自信があれば人間関係はうまくいく!の嘘
人間関係には自信が大事?
こないだ「自信があるかどうかは生まれつきの問題!」って話を書いたところ、「人間関係はどうなの?さすがに自信があったほうがコミュニケーションは上手いでしょ?」ってご指摘をいただきましたんで、ちょっと考えてみたいと思います。
確かに「人間関係には自信が大事!」みたいな話はよく聞くところでして、ちょっと検索してみたら、
- 自信がなくて人間関係がうまくいかない
- 人間関係がうまくいかないのでさらに自信を無くす
みたいな負のサイクルを想定しているケースが多いみたい。確かに思わず納得しちゃいそうな話ですねぇ。
良好な人間関係に必要な5つの要素
といったところで参考になるのが、カリフォリニア大の1988年論文(1)。ズバリ、「自信がある人は人間関係も良いの?」って疑問について調べてくれた、ありがたい研究であります。

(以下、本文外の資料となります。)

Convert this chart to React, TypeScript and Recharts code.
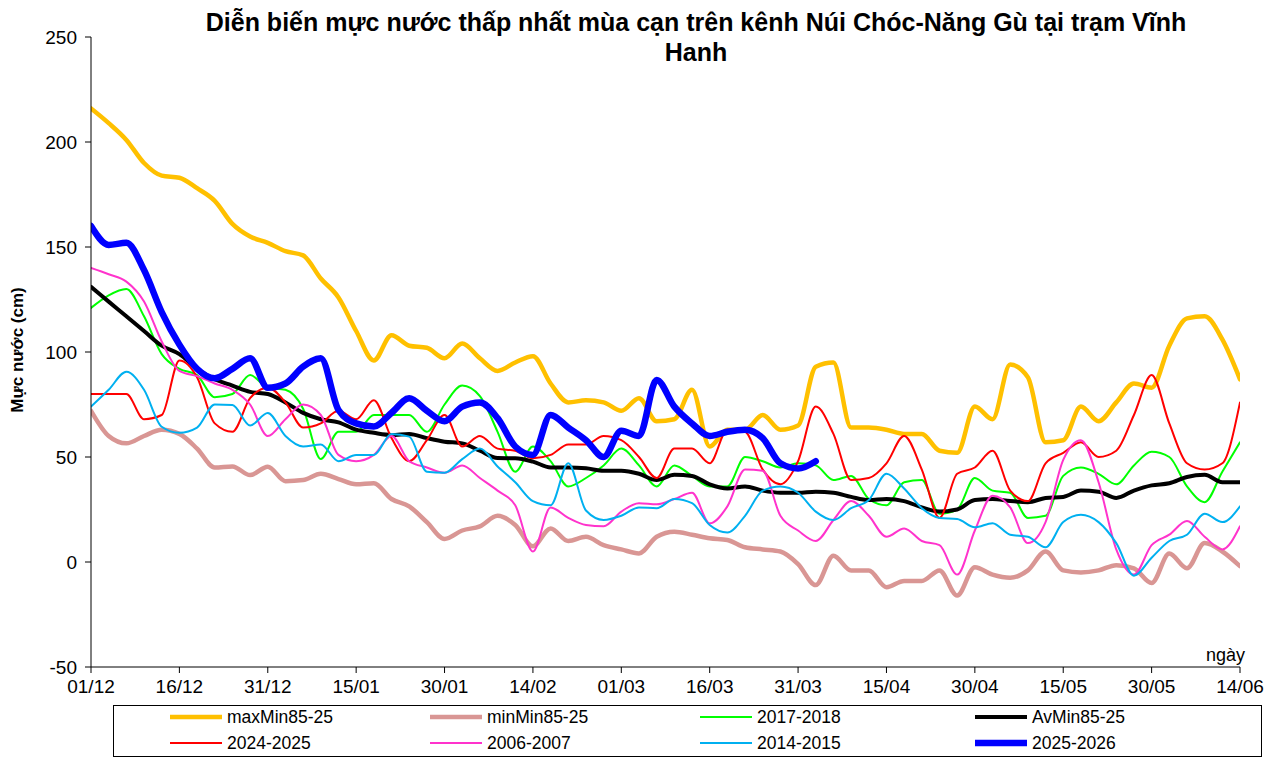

研究者たちは、まず良好なコミュニケーションに必要な要素を5つに分類しております。
- 他人と問題が起きたときにうまく対処できるか?
- 困った人をうまく感情的にサポートできるか?
- 包み隠さず相手に自分を表現できるか?
- 仲の良い相手でもちゃんと反対意見を言えるか?
- 新しい友だちを作ることができるか?
細かいとこでは異論もありましょうが、大筋で賛成できる内容ではないかと。
そのうえで参加者の自信レベルをチェックし、さらに全員に上の5つの要素を自己採点してもらったんですね。その結果は、
- 問題の対処力:0.2
- 感情サポート力:0.3
- 自己表現力:0.41
- 反対意見力:0.4
- 新しい友人力:0.61
みたいな感じ。つまり、自分に自信がある人たちは、自分のことをコミュニケーション力があり、人間関係も良好だと思ってるってことです。まぁ当然ですよね。
自信がある人は自分がコミュ力が高いと思い込んでるだけ
ところが、続いて研究者たちは、参加者の友人や親戚へインタビューを実行。「他人の目から見ても、自信がある人たちの人間関係は本当に良好なの?」をチェックしたんですね。
すると、数字はガラッと変わりまして、
- 問題の対処力:相関なし
- 感情サポート力:相関なし
- 自己表現力:相関なし
- 反対意見力:相関なし
- 新しい友人力:0.38
なんと、1〜4番までは統計的には関係が出ませんでした。要するに、
- 自分に自信がある人は、自分では「俺はコミュ力で人間関係もバツグン!」だと思い込んでいる
- ただし他人の目から見ると、別にコミュ力があるわけでも人間関係が良いわけでもない
- 唯一、自信がある人がうまいのは、新しい友人を作る能力だけ
って結果ですね。自信がある人たちは、実際はコミュ力が高いわけではないのに、押しが強いせいで友だちの量だけは増えていくわけであります。
また、2003年のバウマイスター論文でも「自信が高い人は長期的には嫌われやすい」って結果が出てまして、決して人間関係がうまくいくわけじゃなさそう。逆に言えば、自信がなかろうが良好な人間関係は十分に構築可能かと思われます。
じゃあ「自信がない人はどうすればいいの?」って話ですが、もっとも大切な要素は自信ではなくて「時間」であります。そのあたりは「科学的に正しい友だちの作り方とは?」 に書いてますんで、あわせてご参照いただければ幸いです。
いずれにせよ、「自信がないから友だちができない」と悩むのは時間のムダ。気に入った相手がいるならば、できるだけ一緒の時間を過ごすことに専念したほうが生産的かと思います。どうぞよしなに。